# Data extract:
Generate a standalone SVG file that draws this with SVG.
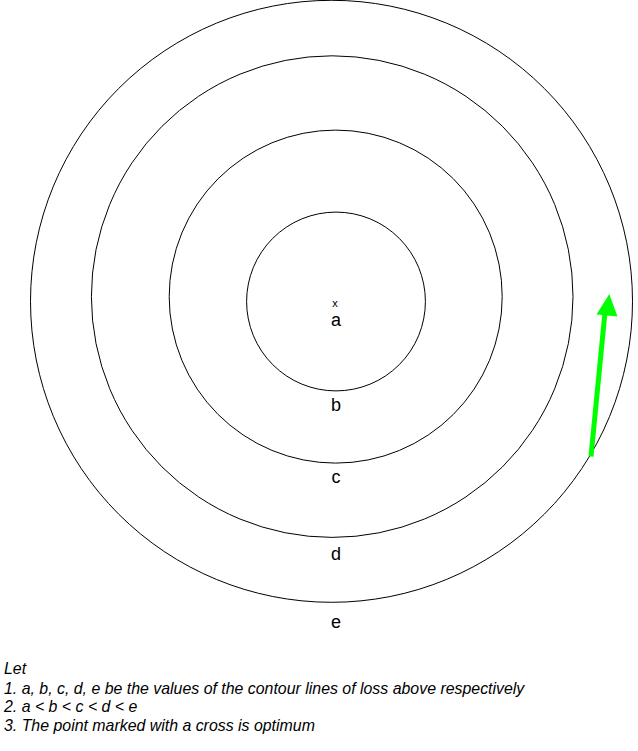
<svg xmlns="http://www.w3.org/2000/svg" width="638" height="751" viewBox="0 0 638 751">
<style>
.contour{fill:none;stroke:#000;stroke-width:1}
.lbl{font-family:"Liberation Sans",Arial,sans-serif;font-size:18px;fill:#000;text-anchor:middle}
.note{font-family:"Liberation Sans",Arial,sans-serif;font-size:15.9px;font-style:italic;fill:#000}
</style>
<rect width="638" height="751" fill="#fff"/>
<g id="contour-e"><circle class="contour" cx="331.5" cy="301.3" r="301"/><text class="lbl" x="336" y="628">e</text></g>
<g id="contour-d"><circle class="contour" cx="332.2" cy="296.6" r="240.8"/><text class="lbl" x="336" y="560">d</text></g>
<g id="contour-c"><circle class="contour" cx="335.7" cy="296.6" r="166.5"/><text class="lbl" x="336" y="483">c</text></g>
<g id="contour-b"><circle class="contour" cx="336" cy="301.5" r="89.4"/><text class="lbl" x="336" y="411">b</text></g>
<g id="optimum"><text class="lbl" x="335" y="306.5" style="font-size:11px">x</text><text class="lbl" x="336" y="326">a</text></g>
<g id="connectors">
<line x1="591" y1="456.5" x2="605" y2="312" stroke="#00ff00" stroke-width="5"/>
<polygon points="609.3,294 596.5,314.5 617.5,316.5" fill="#00ff00"/>
</g>
<g id="notes">
<text class="note" x="4" y="674">Let</text>
<text class="note" x="4" y="694">1. a, b, c, d, e be the values of the contour lines of loss above respectively</text>
<text class="note" x="4" y="712">2. a &lt; b &lt; c &lt; d &lt; e</text>
<text class="note" x="4" y="731">3. The point marked with a cross is optimum</text>
</g>
</svg>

# Written task:
Copy every line of the data exactly as written, excluding the pictures.

# Solution to the exercise:
Generate a standalone SVG file that draws this with SVG.
<svg xmlns="http://www.w3.org/2000/svg" width="638" height="751" viewBox="0 0 638 751">
<style>
.contour{fill:none;stroke:#000;stroke-width:1}
.lbl{font-family:"Liberation Sans",Arial,sans-serif;font-size:18px;fill:#000;text-anchor:middle}
.note{font-family:"Liberation Sans",Arial,sans-serif;font-size:15.9px;font-style:italic;fill:#000}
</style>
<rect width="638" height="751" fill="#fff"/>
<g id="contour-e"><circle class="contour" cx="331.5" cy="301.3" r="301"/><text class="lbl" x="336" y="628">e</text></g>
<g id="contour-d"><circle class="contour" cx="332.2" cy="296.6" r="240.8"/><text class="lbl" x="336" y="560">d</text></g>
<g id="contour-c"><circle class="contour" cx="335.7" cy="296.6" r="166.5"/><text class="lbl" x="336" y="483">c</text></g>
<g id="contour-b"><circle class="contour" cx="336" cy="301.5" r="89.4"/><text class="lbl" x="336" y="411">b</text></g>
<g id="optimum"><text class="lbl" x="335" y="306.5" style="font-size:11px">x</text><text class="lbl" x="336" y="326">a</text></g>
<g id="connectors">
<line x1="591" y1="456.5" x2="605" y2="312" stroke="#00ff00" stroke-width="5"/>
<polygon points="609.3,294 596.5,314.5 617.5,316.5" fill="#00ff00"/>
</g>
<g id="notes">
<text class="note" x="4" y="674">Let</text>
<text class="note" x="4" y="694">1. a, b, c, d, e be the values of the contour lines of loss above respectively</text>
<text class="note" x="4" y="712">2. a &lt; b &lt; c &lt; d &lt; e</text>
<text class="note" x="4" y="731">3. The point marked with a cross is optimum</text>
</g>
</svg>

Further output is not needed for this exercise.